* **Given records**

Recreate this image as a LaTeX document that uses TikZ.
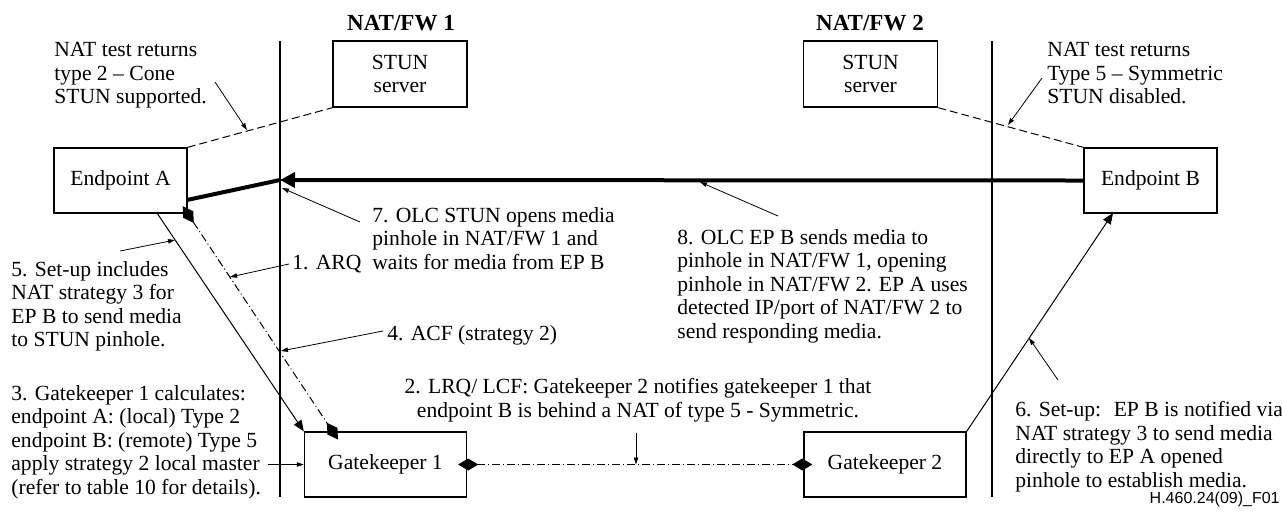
\documentclass[tikz,border=0pt]{standalone}
\usepackage{fontspec}
\setmainfont{Liberation Serif}
\newfontfamily\figidfont{Liberation Sans}
\usetikzlibrary{arrows.meta,positioning}

\begin{document}
\begin{tikzpicture}[x=0.5pt, y=-0.5pt, >=Stealth,
  font=\fontsize{10.8}{11.75}\selectfont,
  box/.style={draw, line width=0.7pt, fill=white, align=center, inner sep=0pt},
  epbox/.style={box, minimum width=66.5pt, minimum height=32.5pt},
  stunbox/.style={box, minimum width=67pt, minimum height=33pt},
  gkbox/.style={box, minimum width=81pt, minimum height=32.5pt},
  fwtitle/.style={font=\fontsize{11.5}{12}\selectfont\bfseries},
  note/.style={align=left, anchor=north west, inner sep=0pt},
  fwline/.style={line width=0.6pt},
  pointer/.style={line width=0.4pt, -{Triangle[length=3.5pt, width=2.2pt]}},
  setup/.style={line width=0.5pt, -{Triangle[length=5.5pt, width=4.5pt]}},
  media/.style={line width=2pt},
  probe/.style={line width=0.5pt, dash pattern=on 4pt off 2pt},
  ras/.style={line width=0.5pt, dash pattern=on 4pt off 1.5pt on 0.5pt off 1.5pt,
    {Diamond[length=10pt, width=6pt]}-{Diamond[length=10pt, width=6pt]},
    shorten <=-4.5pt, shorten >=-4.5pt}]
\useasboundingbox (0,0) rectangle (1282,511);

% firewalls
\node[fwtitle] (fw1name) at (401,23) {NAT/FW 1};
\node[fwtitle] (fw2name) at (870,23) {NAT/FW 2};
\coordinate (fw1top) at (280,41);
\coordinate (fw1bot) at (280,497);
\coordinate (fw2top) at (992,41);
\coordinate (fw2bot) at (992,497);
\draw[fwline] (fw1top) -- (fw1bot);
\draw[fwline] (fw2top) -- (fw2bot);

% boxes
\node[stunbox] (stun1) at (400,74) {STUN\\server};
\node[stunbox] (stun2) at (870.5,74) {STUN\\server};
\node[epbox] (epA) at (120.5,180.5) {Endpoint A};
\node[epbox] (epB) at (1150.5,180.5) {Endpoint B};
\node[gkbox] (gk1) at (385.5,464.5) {Gatekeeper 1};
\node[gkbox] (gk2) at (885,464.5) {Gatekeeper 2};

% media through the pinhole
\coordinate (pin1) at (280,180);
\coordinate (mediaA) at (187,200);
\draw[media, -{Triangle[length=7.5pt, width=7.5pt]}] (epB.west) -- (pin1);
\draw[media] (mediaA) -- (pin1);

% NAT tests
\draw[probe] (epA.north east) -- (stun1.south west);
\draw[probe] (stun2.south east) -- (epB.north west);

% call set-up
\coordinate (epAfoot) at (157,213);
\coordinate (epBfoot) at (1113,213);
\coordinate (gk1top) at (333,432);
\draw[setup] (epAfoot) -- (gk1.north west);
\draw[setup] (gk2.north east) -- (epBfoot);
\draw[ras] (epA.south east) -- (gk1top);
\draw[ras] (gk1.east) -- (gk2.west);

% notes
\node[note] (natA) at (54,42) {NAT test returns\\type 2 -- Cone\\STUN supported.};
\node[note] (natB) at (1047,42) {NAT test returns\\Type 5 -- Symmetric\\STUN disabled.};
\node[note] (olc7) at (372,207) {7. OLC STUN opens media\\pinhole in NAT/FW 1 and\\waits for media from EP B};
\node[note] (olc8) at (677,229) {8. OLC EP B sends media to\\pinhole in NAT/FW 1, opening\\pinhole in NAT/FW 2. EP A uses\\detected IP/port of NAT/FW 2 to\\send responding media.};
\node[note] (arq) at (292,255) {1. ARQ};
\node[note] (acf) at (387,325) {4. ACF (strategy 2)};
\node[note] (setupA) at (11,261) {5. Set-up includes\\NAT strategy 3 for\\EP B to send media\\to STUN pinhole.};
\node[note] (gkcalc) at (11,385) {3. Gatekeeper 1 calculates:\\endpoint A: (local) Type 2\\endpoint B: (remote) Type 5\\apply strategy 2 local master\\(refer to table 10 for details).};
\node[note, align=center, anchor=north] (lrq) at (638,378) {2. LRQ/ LCF: Gatekeeper 2 notifies gatekeeper 1 that\\endpoint B is behind a NAT of type 5 - Symmetric.};
\node[note] (setupB) at (1015,401) {6. Set-up:~ EP B is notified via\\NAT strategy 3 to send media\\directly to EP A opened\\pinhole to establish media.};
\node[anchor=east, inner sep=0pt, font=\figidfont\fontsize{8}{9}\selectfont] (figid) at (1280,499) {H.460.24(09)\_F01};

% pointers from the notes
\coordinate (natAfrom) at (215,82);   \coordinate (natAto) at (247,130);
\coordinate (natBfrom) at (1042,78);  \coordinate (natBto) at (1008,125);
\coordinate (olc7from) at (360,222);  \coordinate (olc7to) at (282,188);
\coordinate (olc8from) at (778,216);  \coordinate (olc8to) at (700,182);
\coordinate (arqfrom) at (289,264);   \coordinate (arqto) at (230,277);
\coordinate (acffrom) at (383,331);   \coordinate (acfto) at (281,351);
\coordinate (setupAfrom) at (120,251); \coordinate (setupAto) at (175,240);
\coordinate (gkcalcfrom) at (268,464.5);
\coordinate (lrqfrom) at (636,433);   \coordinate (lrqto) at (636,464.5);
\coordinate (setupBfrom) at (1058,380); \coordinate (setupBto) at (1029,338);
\draw[pointer] (natAfrom) -- (natAto);
\draw[pointer] (natBfrom) -- (natBto);
\draw[pointer] (olc7from) -- (olc7to);
\draw[pointer] (olc8from) -- (olc8to);
\draw[pointer] (arqfrom) -- (arqto);
\draw[pointer] (acffrom) -- (acfto);
\draw[pointer] (setupAfrom) -- (setupAto);
\draw[pointer] (gkcalcfrom) -- (gk1.west);
\draw[pointer] (lrqfrom) -- (lrqto);
\draw[pointer] (setupBfrom) -- (setupBto);
\end{tikzpicture}
\end{document}
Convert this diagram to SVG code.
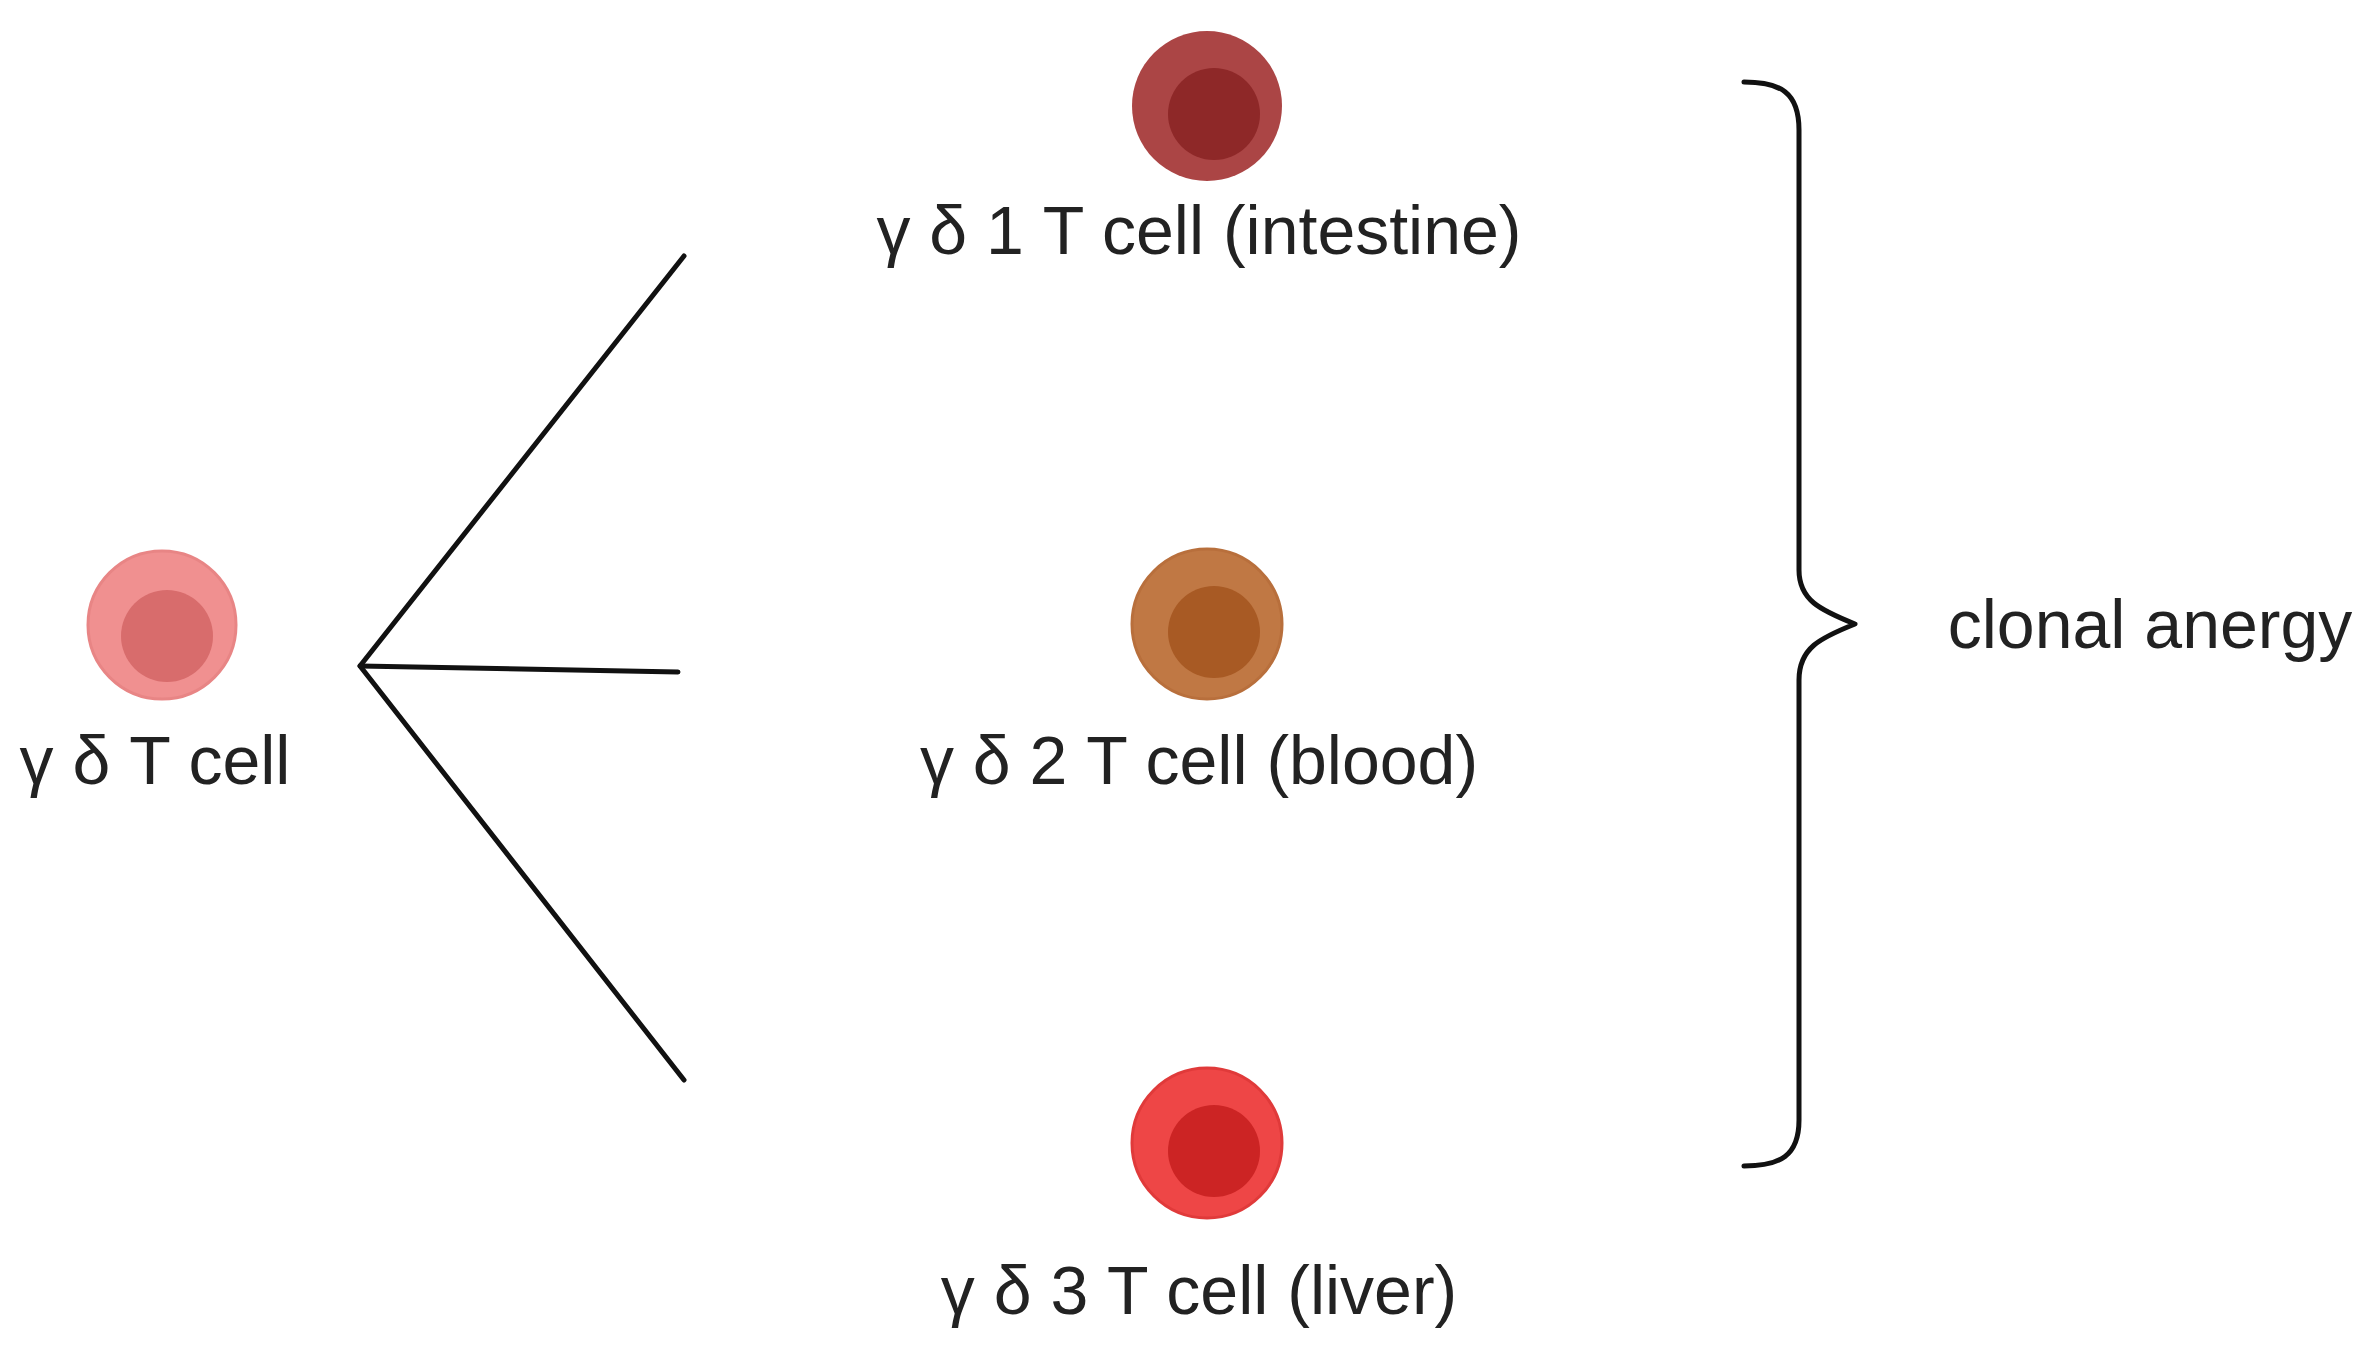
<svg xmlns="http://www.w3.org/2000/svg" width="2374" height="1358" viewBox="0 0 2374 1358">
<style>
text{font-family:"Liberation Sans",Arial,sans-serif;font-size:68px;fill:#222;text-anchor:middle}
.ln{stroke:#111;stroke-width:5;fill:none;stroke-linecap:round;stroke-linejoin:round}
</style>
<rect width="2374" height="1358" fill="#fff"/>
<g id="connectors">
<path class="ln" d="M684,256 L360,666 L684,1080"/>
<path class="ln" d="M360,666 L678,672"/>
<path class="ln" d="M1744,82 C1780,82 1799,92 1799,130 L1799,570 C1799,600 1820,610 1855,624 C1820,638 1799,648 1799,680 L1799,1120 C1799,1156 1780,1166 1744,1166"/>
</g>
<g id="gd"><circle cx="162" cy="625" r="74" fill="#f09090" stroke="#e88585" stroke-width="3"/><circle cx="167" cy="636" r="46" fill="#d86c6c"/><text x="155" y="784">γ δ T cell</text></g>
<g id="gd1"><circle cx="1207" cy="106" r="75" fill="#ab4545"/><circle cx="1214" cy="114" r="46" fill="#8e2828"/><text x="1199" y="254">γ δ 1 T cell (intestine)</text></g>
<g id="gd2"><circle cx="1207" cy="624" r="75" fill="#c07844" stroke="#b86f3c" stroke-width="3"/><circle cx="1214" cy="632" r="46" fill="#a85a24"/><text x="1199" y="784">γ δ 2 T cell (blood)</text></g>
<g id="gd3"><circle cx="1207" cy="1143" r="75" fill="#ee4646" stroke="#e03a3a" stroke-width="3"/><circle cx="1214" cy="1151" r="46" fill="#cc2424"/><text x="1199" y="1314">γ δ 3 T cell (liver)</text></g>
<g id="anergy"><text x="2150" y="648">clonal anergy</text></g>
</svg>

* **Your objective**
Please repeat exactly the data above from its first line to the line that contains "(gk2) at (885,464.5)", inclusive, and leave every picture out.

* **Result**
Recreate this image as a LaTeX document that uses TikZ.
\documentclass[tikz,border=0pt]{standalone}
\usepackage{fontspec}
\setmainfont{Liberation Serif}
\newfontfamily\figidfont{Liberation Sans}
\usetikzlibrary{arrows.meta,positioning}

\begin{document}
\begin{tikzpicture}[x=0.5pt, y=-0.5pt, >=Stealth,
  font=\fontsize{10.8}{11.75}\selectfont,
  box/.style={draw, line width=0.7pt, fill=white, align=center, inner sep=0pt},
  epbox/.style={box, minimum width=66.5pt, minimum height=32.5pt},
  stunbox/.style={box, minimum width=67pt, minimum height=33pt},
  gkbox/.style={box, minimum width=81pt, minimum height=32.5pt},
  fwtitle/.style={font=\fontsize{11.5}{12}\selectfont\bfseries},
  note/.style={align=left, anchor=north west, inner sep=0pt},
  fwline/.style={line width=0.6pt},
  pointer/.style={line width=0.4pt, -{Triangle[length=3.5pt, width=2.2pt]}},
  setup/.style={line width=0.5pt, -{Triangle[length=5.5pt, width=4.5pt]}},
  media/.style={line width=2pt},
  probe/.style={line width=0.5pt, dash pattern=on 4pt off 2pt},
  ras/.style={line width=0.5pt, dash pattern=on 4pt off 1.5pt on 0.5pt off 1.5pt,
    {Diamond[length=10pt, width=6pt]}-{Diamond[length=10pt, width=6pt]},
    shorten <=-4.5pt, shorten >=-4.5pt}]
\useasboundingbox (0,0) rectangle (1282,511);

% firewalls
\node[fwtitle] (fw1name) at (401,23) {NAT/FW 1};
\node[fwtitle] (fw2name) at (870,23) {NAT/FW 2};
\coordinate (fw1top) at (280,41);
\coordinate (fw1bot) at (280,497);
\coordinate (fw2top) at (992,41);
\coordinate (fw2bot) at (992,497);
\draw[fwline] (fw1top) -- (fw1bot);
\draw[fwline] (fw2top) -- (fw2bot);

% boxes
\node[stunbox] (stun1) at (400,74) {STUN\\server};
\node[stunbox] (stun2) at (870.5,74) {STUN\\server};
\node[epbox] (epA) at (120.5,180.5) {Endpoint A};
\node[epbox] (epB) at (1150.5,180.5) {Endpoint B};
\node[gkbox] (gk1) at (385.5,464.5) {Gatekeeper 1};
\node[gkbox] (gk2) at (885,464.5) {Gatekeeper 2};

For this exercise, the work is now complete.